Plivo’s CTO Michael Ricordeau writes …
I’ve been exploring AI and wanted to test a few things on my own because that’s what I enjoy doing as CTO at Plivo. I wanted to learn about OpenAI tools and build something useful for the company at the same time. The result was our new /askplivo chatbot for Slack.
We have a lot of resources on our website, including API documentation, blog posts, and use case guides. It can be challenging for our employees to navigate through them and find what they want.
Occasionally, I would see questions popping up on our Slack channels about a feature, or telecom regulations (I’m looking at you, 10DLC), or country coverage. If we could have a Q&A chatbot assistant capable of answering questions instead of waiting (desperately, sometimes) for a co-worker to reply we could be more productive.
For instance, imagine you’re a Plivo support engineer and a customer is asking whether Plivo supports SMS in France. (I use France as an example because that’s where I’m from, but you can use any other country; we support more than 190.) With a chatbot, you could get an answer in less than a minute.
Because my goal was to learn more about AI and OpenAI, I started exploring how I could build a chatbot that used Plivo’s content enhanced with the power of AI. I wanted something that would be smart enough to answer with relevant information and not hallucinate, which is a well-known problem.
Designing the AI chatbot
I like Python for prototyping and MVP because the syntax is simple, and I’ve been using it for 20 years. Granted, it’s not super performant, but I’m not planning to build the next Google here. I wanted a lightweight web framework, so I used Flask to expose the API to interact with Slack and RQ to process jobs in the background.
For AI, I found LangChain, a Python (and TypeScript) framework that abstracts many of the LLM and indexing parts. It’s well-integrated with the OpenAI API.
To store, index, and query (search) the data, I wanted to use a vector database. I had many challenges choosing one: I tried RedisSearch and FAISS but ended up using Qdrant; the cloud version offers a free tier that was good enough for my use case, and it’s written in Rust, so it’s memory-efficient.
Finally, I picked Fly to host the software. I wanted to test Fly because it’s cheap and easy to deploy and scale with a Dockerfile, and I didn’t want to use Heroku anymore.
Here’s how everything fits together:
Technical details and pain points
Building the application was both fun and a learning experience.
I had high hopes for using FAISS, but it’s not compatible between x86_64 and arm64 architectures, so if, like me, you’re developing on an arm64-based Apple M1/M2, you cannot build your FAISS index file and upload it to your x86_64 server — and the Fly hosting platform doesn’t support arm64. I turned instead to Qdrant.
To feed the data in the Qdrant vector database, I took the Plivo website sitemap.xml file, scraped all of the URLs, extracted the content, and transformed it into LLM embeddings, then inserted it in Qdrant.

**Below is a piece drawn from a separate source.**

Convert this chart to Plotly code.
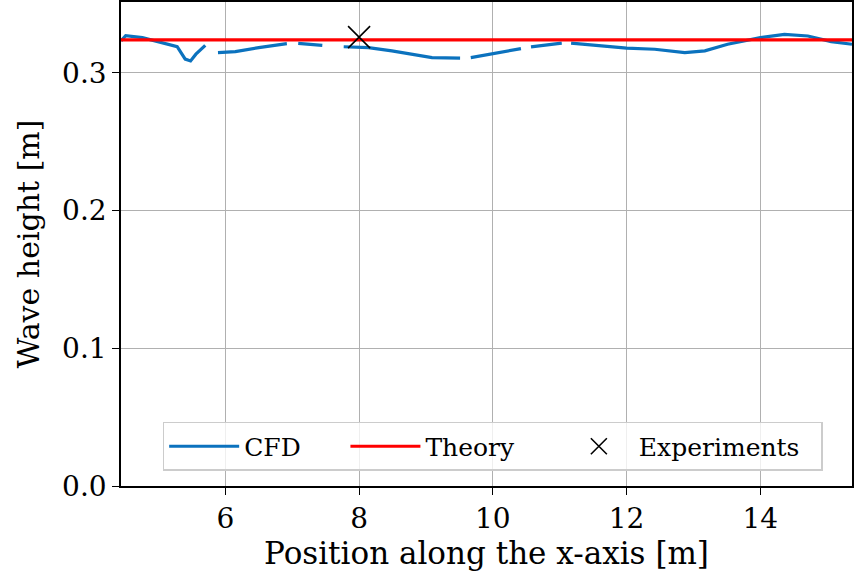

If you do this, be warned that OpenAI will bill you for the embeddings.
Next, I loaded the documents. LangChain, by default, tries to load all documents in memory, so I got quite a lot of OOM killer in my Fly instance. I didn’t want to triple the memory usage (and my bill), so I built a data importer to process documents in chunks instead of loading everything in one shot. Also, LangChain has no GitHub data importer, so I wrote one.
At this point, I had the resources I needed for the chatbot hosted on Fly. I should note that while most of the tools I used are lightweight and fast enough for our use case, OpenAI can be a bottleneck. If you use the GPT-4 model, response time can take up to two minutes, depending on the complexity of your question. I had to change the API timeout for the OpenAI Python SDK to 180 seconds.
Once I had the back end set up, the next step was to create the Slack bot app from the Slack admin console. I’ve documented the process of configuring and deploying the application in the README page of the project’s GitHub repository.
Why don’t we consult the oracle?
After a few hours of development time, I had a working chatbot. Here’s what using it looks like.
Et voilà!
Want to develop something like the /askplivo bot? Check out my code — it’s open source, so feel free to use it and fork it. You’ll find there’s room for improvement and a few challenges to overcome:
- The search query is optimized for text. Most of the time, it won’t use the GitHub indexed code; I need to dig into that.
- It occasionally hallucinates responses — making up a 10DLC API resource, for instance. I’m planning to experiment with Anchor GPT to fix that.
- If you add new documents, you have to re-index all documents from scratch, which is slow and costly.
- There is no chat session concept — each question/response is always unrelated to the previous ones. I’m not sure we need this feature.
If you use the code, and especially if you enhance it in a way it can benefit others, feel free to contribute and send a PR.